Nurse leaders are lobbying government to update "fundamentally flawed" guidance on personal protective equipment.
The Royal College of Nursing says the existing recommendations are based on out-of-date evidence. One nurse told the BBC she had not been allowed to wear a higher-grade mask, despite having to go into the homes of patients with Covid.
The nurse, who wishes to remain anonymous, wanted to use what's known as an FFP3 mask that filters out infectious aerosols. But she says her employers insisted on following national guidance, that most health staff should wear thinner surgical masks, instead.
This comes at a time of mounting concern among many healthcare organisations that personal protective equipment (PPE) is inadequate.
A new report for the Royal College of Nursing (RCN) criticises the official guidelines for PPE as "fundamentally flawed" because they're based on out-of-date evidence. It says that the risk of infection by aerosols is not given enough emphasis and that key research papers highlighting the possibility of airborne transmission have not been considered.

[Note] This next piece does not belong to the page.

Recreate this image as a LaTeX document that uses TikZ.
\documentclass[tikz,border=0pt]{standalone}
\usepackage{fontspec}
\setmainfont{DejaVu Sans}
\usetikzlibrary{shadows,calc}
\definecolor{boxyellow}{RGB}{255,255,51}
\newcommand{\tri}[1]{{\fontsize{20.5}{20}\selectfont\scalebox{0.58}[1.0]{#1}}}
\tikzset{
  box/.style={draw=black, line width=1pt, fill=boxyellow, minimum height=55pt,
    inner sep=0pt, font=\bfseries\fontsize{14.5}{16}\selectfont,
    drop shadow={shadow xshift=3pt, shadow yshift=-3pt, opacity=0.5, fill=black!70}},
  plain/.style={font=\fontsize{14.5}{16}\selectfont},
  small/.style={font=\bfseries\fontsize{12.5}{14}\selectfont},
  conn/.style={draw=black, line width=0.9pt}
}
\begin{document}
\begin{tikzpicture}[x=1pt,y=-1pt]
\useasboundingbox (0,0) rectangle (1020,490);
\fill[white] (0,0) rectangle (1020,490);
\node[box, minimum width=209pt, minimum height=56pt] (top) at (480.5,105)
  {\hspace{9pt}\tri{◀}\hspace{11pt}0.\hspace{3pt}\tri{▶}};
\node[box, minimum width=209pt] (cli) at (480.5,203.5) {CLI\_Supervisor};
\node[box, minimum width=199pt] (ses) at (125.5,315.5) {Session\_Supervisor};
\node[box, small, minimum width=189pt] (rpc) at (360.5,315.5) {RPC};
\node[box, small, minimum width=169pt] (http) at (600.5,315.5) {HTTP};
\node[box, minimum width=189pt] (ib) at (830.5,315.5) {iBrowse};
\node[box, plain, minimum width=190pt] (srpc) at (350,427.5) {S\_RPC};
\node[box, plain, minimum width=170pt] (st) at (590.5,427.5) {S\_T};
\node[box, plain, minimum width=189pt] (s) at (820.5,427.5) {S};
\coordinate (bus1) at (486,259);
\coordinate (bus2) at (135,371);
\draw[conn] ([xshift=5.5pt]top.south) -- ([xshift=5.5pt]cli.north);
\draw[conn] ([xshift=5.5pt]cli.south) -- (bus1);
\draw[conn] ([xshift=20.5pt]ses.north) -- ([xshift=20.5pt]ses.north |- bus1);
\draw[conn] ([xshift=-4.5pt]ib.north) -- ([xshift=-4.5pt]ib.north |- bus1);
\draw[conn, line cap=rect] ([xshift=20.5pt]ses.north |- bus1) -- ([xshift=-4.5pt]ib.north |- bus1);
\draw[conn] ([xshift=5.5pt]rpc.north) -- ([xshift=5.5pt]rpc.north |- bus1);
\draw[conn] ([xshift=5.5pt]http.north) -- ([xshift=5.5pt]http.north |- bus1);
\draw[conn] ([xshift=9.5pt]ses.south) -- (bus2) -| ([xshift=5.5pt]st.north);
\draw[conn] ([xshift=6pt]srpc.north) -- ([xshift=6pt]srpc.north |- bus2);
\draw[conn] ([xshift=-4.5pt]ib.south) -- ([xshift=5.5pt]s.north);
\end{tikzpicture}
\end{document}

The RCN's report concludes that key research papers on aerosols appear to have been ignored and that the terms used to search for new papers were likely to be "biased against" those on airborne transmission.
The lead author of the study, Prof Dinah Gould, says she is "very disappointed" at the review for not taking into account the latest science.
"A year into the pandemic, the review needs replacing. It needs updating and we should be able to offer healthcare workers and patients better than what we're offering them now."